Adele V. Pastor, Barnard, for Appellant Mother.
Kerry A. McDonald-Cady, Windham County Deputy State's Attorney, Brattleboro, for Appellee.
PRESENT: Reiber, C.J., Robinson and Eaton, JJ., and Tomasi, Supr. J., and Burgess, J. (Ret.), Specially Assigned
ROBINSON, J.
¶ 1. Mother appeals the family division's disposition order transferring custody of her six-year-old daughter A.M. to father, who lives in Colorado. Specifically, mother argues the court erred in directing mother to pay for 75% of the costs of transporting the child back and forth to Vermont for contact with mother. We agree and reverse.
¶ 2. The following facts are derived from the court's disposition order. A.M. was born in November 2012. Mother and father were then married and living in Colorado. In October 2013, the parties separated and mother returned with A.M. to Vermont to live with mother's parents. Father filed for divorce in Colorado. Pursuant to the Colorado divorce order, A.M. spent much of the summer in Colorado with father and lived with mother in Vermont the rest of the year.
¶ 3. In February 2018, the Department for Children and Families (DCF) filed a petition alleging that A.M. was a child in need of care or supervision (CHINS) due to mother's heroin use and statements that she might kill herself and A.M. In May 2018, mother stipulated to the merits of the CHINS petition. In July 2018 DCF filed a disposition case plan recommending that custody of A.M. be discharged to father with mother having reasonable and appropriate parent-child contact. Later that month, the court held an on-the-record conference with the court in Yuma County, Colorado, where father resides. The Colorado court ceded jurisdiction over custody issues relating to A.M. to Vermont.
¶ 4. DCF received a positive report about father's home from Colorado's Department of Human Services in June 2018. DCF subsequently placed A.M. with father in Colorado, where she continues to reside. She has visited mother and maternal grandparents for vacations.
¶ 5. A contested disposition hearing was held over three days in October and December 2018 and January 2019. In a written order issued in March 2019, the court found that although mother had made progress toward sobriety, it was in A.M.'s best interests to transfer custody to father. It ordered that mother was entitled to the same parent-child contact that the parents' divorce decree gave to father. However, for equitable reasons, it found that mother should bear the majority of the costs related to transporting A.M. to Vermont for visits. Specifically, the court found that father was paying for most of A.M.'s food, clothing, health care, and recreational and educational needs; mother had chosen to relocate to Vermont; and mother's inability to care for A.M. had led to the change in custody. The court therefore directed mother to pay at least 75% of the transportation costs required to transport A.M. to and from Vermont for parent-child contact with mother.

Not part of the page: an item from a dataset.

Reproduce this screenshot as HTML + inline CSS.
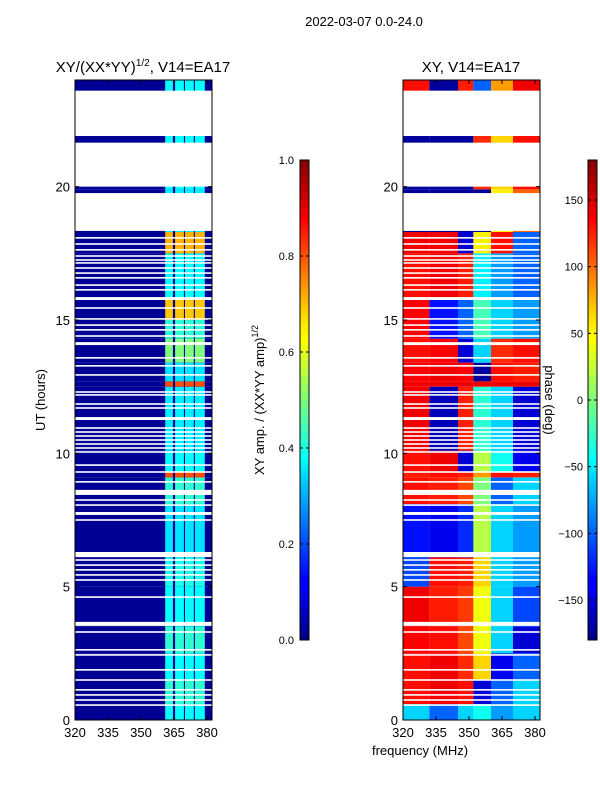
<!DOCTYPE html>
<html><head><meta charset="utf-8"><style>
body{margin:0;background:#fff;width:600px;height:800px;overflow:hidden}
text{font-family:"Liberation Sans",sans-serif;fill:#000}
</style></head><body>
<svg id="fig" width="600" height="800" xmlns="http://www.w3.org/2000/svg">
<defs>
<linearGradient id="jet" x1="0" y1="1" x2="0" y2="0">
<stop offset="0" stop-color="#000080"/><stop offset="0.11" stop-color="#0000ff"/><stop offset="0.125" stop-color="#0000ff"/>
<stop offset="0.34" stop-color="#00d4ff"/><stop offset="0.375" stop-color="#00ffff"/><stop offset="0.5" stop-color="#7dff7a"/>
<stop offset="0.625" stop-color="#ffff00"/><stop offset="0.66" stop-color="#ffea00"/><stop offset="0.875" stop-color="#ff0000"/><stop offset="1" stop-color="#800000"/>
</linearGradient>
</defs>
<text x="364" y="26" font-size="13" text-anchor="middle">2022-03-07 0.0-24.0</text>
<text x="143" y="72" font-size="15" text-anchor="middle">XY/(XX*YY)<tspan font-size="10" dy="-6">1/2</tspan><tspan dy="6">, V14=EA17</tspan></text>
<text x="471" y="72" font-size="15" text-anchor="middle">XY, V14=EA17</text>
<text transform="translate(45,400) rotate(-90)" font-size="13" text-anchor="middle">UT (hours)</text>
<text x="420" y="755" font-size="13" text-anchor="middle">frequency (MHz)</text>
<text transform="translate(264,400) rotate(-90)" font-size="13" text-anchor="middle">XY amp. / (XX*YY amp)<tspan font-size="9" dy="-6">1/2</tspan></text>
<g id="left"></g>
<g id="right"></g>
<g id="cb1"></g>
<g id="cb2"></g>
<text transform="translate(545,400) rotate(90)" font-size="13" text-anchor="middle">phase (deg)</text>
</svg>
<script>
// ---- data ----
const bandStarts=[0,0.6,1.5,2.5,3.5,5.0,6.1,8.1,9.1,9.3,10.1,12.5,12.7,13.4,14.3,15.0,15.8,17.5,18.3,19.9,21.9];
const bandEnds=[0.6,1.5,2.5,3.5,5.0,6.1,8.1,9.1,9.3,10.1,12.5,12.7,13.4,14.3,15.0,15.8,17.5,18.3,19.9,21.9,24];
const ampHigh=[0.38,0.42,0.38,0.42,0.38,0.4,0.35,0.42,0.8,0.38,0.36,0.8,0.35,0.5,0.42,0.68,0.38,0.7,0.36,0.38,0.38];
const ampLow=0.02;
const phaseEdges=[320,332,345,352,360,370,382.5];
const phaseValues=[
[-60,-100,-60,-40,-80,-60],[130,140,130,-150,-100,-60],[130,140,120,60,-140,-100],
[135,130,110,40,-60,-150],[140,125,115,40,-60,-110],[-110,130,125,60,-60,-80],
[-130,-140,-120,20,-60,-80],[130,125,110,0,-100,-60],[125,130,125,80,130,125],
[130,140,-150,20,-40,-140],[140,-160,125,-30,-60,-150],[140,140,140,140,140,140],
[135,140,135,-170,130,125],[130,135,-150,-60,120,130],[135,-130,-100,-20,-60,-80],
[135,-130,-100,-20,-60,-80],[130,140,125,-50,-80,-100],[140,140,-150,50,130,-100],
[-170,-170,-170,-170,50,100],[-170,-170,-170,120,60,130],[130,-170,125,-100,80,140]];
const ampColumns=[[361,364.5],[365.5,369.5],[370,374],[374.5,379]];
const bigGaps=[[21.9,23.6],[20.0,21.65],[18.34,19.76],[15.75,15.86],[14.06,14.17],[11.25,11.36],[8.44,8.63],[7.69,7.8],[6.11,6.3],[3.53,3.68]];
const thinGaps=[18.08,17.85,17.63,17.4,17.25,17.14,16.95,16.76,16.58,16.31,16.13,15.45,15.04,14.81,14.63,14.4,13.58,13.28,12.94,12.3,12.19,11.85,11.7,10.95,10.8,10.65,10.5,10.35,10.2,10.05,9.56,9.3,8.93,8.25,8.06,7.5,6.0,5.81,5.63,5.44,5.25,4.61,3.3,2.63,2.44,1.88,1.5,1.13,0.94,0.75,0.56];
const yTicks=[0,5,10,15,20];
const xTicks=[320,335,350,365,380];
const ampTicks=[0.0,0.2,0.4,0.6,0.8,1.0];
const phaseTicks=[-150,-100,-50,0,50,100,150];
// ---- helpers ----
const NS="http://www.w3.org/2000/svg";
function jet(v){const c=t=>Math.round(255*Math.max(0,Math.min(1,1.5-Math.abs(4*v-t))));return `rgb(${c(3)},${c(2)},${c(1)})`;}
const Y=u=>720-u*(640/24);
function mk(tag,attrs,parent){const e=document.createElementNS(NS,tag);for(const k in attrs)e.setAttribute(k,attrs[k]);parent.appendChild(e);return e;}
function panel(g,x0,kind){
  const X=f=>x0+(f-320)*2.2;
  for(let i=0;i<bandStarts.length;i++){
    const y1=Y(bandEnds[i]),y0=Y(bandStarts[i]);
    if(kind==='amp'){
      const r=mk('rect',{x:X(320),y:y1,width:137,height:y0-y1,fill:jet(ampLow)},g);
      
      
      ampColumns.forEach(c=>{const q=mk('rect',{x:X(c[0]),y:y1,width:X(c[1])-X(c[0]),height:y0-y1,fill:jet(ampHigh[i])},g);
        
        });
    }else{
      for(let s=0;s<6;s++){const p=mk('rect',{x:X(phaseEdges[s]),y:y1,width:X(phaseEdges[s+1])-X(phaseEdges[s]),height:y0-y1,fill:jet((phaseValues[i][s]+180)/360)},g);
        
        }
    }
  }
  bigGaps.forEach(gp=>{const r=mk('rect',{x:x0,y:Y(gp[1]),width:137,height:Y(gp[0])-Y(gp[1]),fill:'#fff'},g);
    
    });
  thinGaps.forEach(u=>{const r=mk('rect',{x:x0,y:Y(u)-0.8,width:137,height:1.6,fill:'#fff'},g);
    
    });
  const fr=mk('rect',{x:x0,y:80,width:137,height:640,fill:'none',stroke:'#000','stroke-width':1},g);
  
  
  yTicks.forEach(t=>{mk('line',{x1:x0,x2:x0+4,y1:Y(t),y2:Y(t),stroke:'#000'},g);mk('line',{x1:x0+137,x2:x0+133,y1:Y(t),y2:Y(t),stroke:'#000'},g);
    const tx=mk('text',{x:x0-5,y:Y(t)+5,'font-size':13,'text-anchor':'end'},g);tx.textContent=t;
    
    });
  xTicks.forEach(t=>{mk('line',{x1:X(t),x2:X(t),y1:720,y2:716,stroke:'#000'},g);mk('line',{x1:X(t),x2:X(t),y1:80,y2:84,stroke:'#000'},g);
    const tx=mk('text',{x:X(t),y:737,'font-size':13,'text-anchor':'middle'},g);tx.textContent=t;
    
    });
}
panel(document.getElementById('left'),75,'amp');
panel(document.getElementById('right'),403,'phase');
function cbar(g,x0,ticks,vmin,vmax,fmt){
  const r=mk('rect',{x:x0,y:160,width:9,height:480,fill:'url(#jet)',stroke:'#000','stroke-width':1},g);
  
  
  ticks.forEach(t=>{const y=640-(t-vmin)/(vmax-vmin)*480;
    mk('line',{x1:x0,x2:x0+3,y1:y,y2:y,stroke:'#000'},g);mk('line',{x1:x0+9,x2:x0+6,y1:y,y2:y,stroke:'#000'},g);
    const tx=mk('text',{x:x0-5,y:y+4,'font-size':11,'text-anchor':'end'},g);
    tx.setAttribute('x',fmt?x0-6:x0-5);tx.textContent=fmt?t.toFixed(1):(t<0?'\u2212'+(-t):t);
    
    });
}
cbar(document.getElementById('cb1'),300,ampTicks,0,1,true);
cbar(document.getElementById('cb2'),588,phaseTicks,-180,180,false);
</script>
</body></html>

¶ 6. The court acknowledged that there was no pending petition for modification of parental rights and responsibilities in Vermont or Colorado, and that it was effectively modifying the Colorado divorce decree. However, it concluded that its order was consistent with the Colorado court's relinquishment of jurisdiction over modification issues under the Uniform Child Custody Jurisdiction and Enforcement Act, 15 V.S.A. §§ 1061 - 1096. The court therefore issued a disposition order and a parental rights and responsibilities order. It stated that Colorado should have primary jurisdiction over future issues related to A.M.'s custody because Colorado had become her home state.
¶ 7. On appeal, mother's sole challenge is to the portion of the court's orders directing her to pay 75% of the costs for A.M.'s visits to Vermont. She concedes that the Vermont court had jurisdiction to transfer custody to father and establish parent-child contact for mother under 33 V.S.A. § 5318. However, she argues that the court lacked authority in this CHINS proceeding to make an order allocating travel costs, particularly since neither party requested such an order, there was no warning to the parties, and no evidence was taken regarding their relative financial conditions. The State does not disagree and joins in mother's arguments on this issue.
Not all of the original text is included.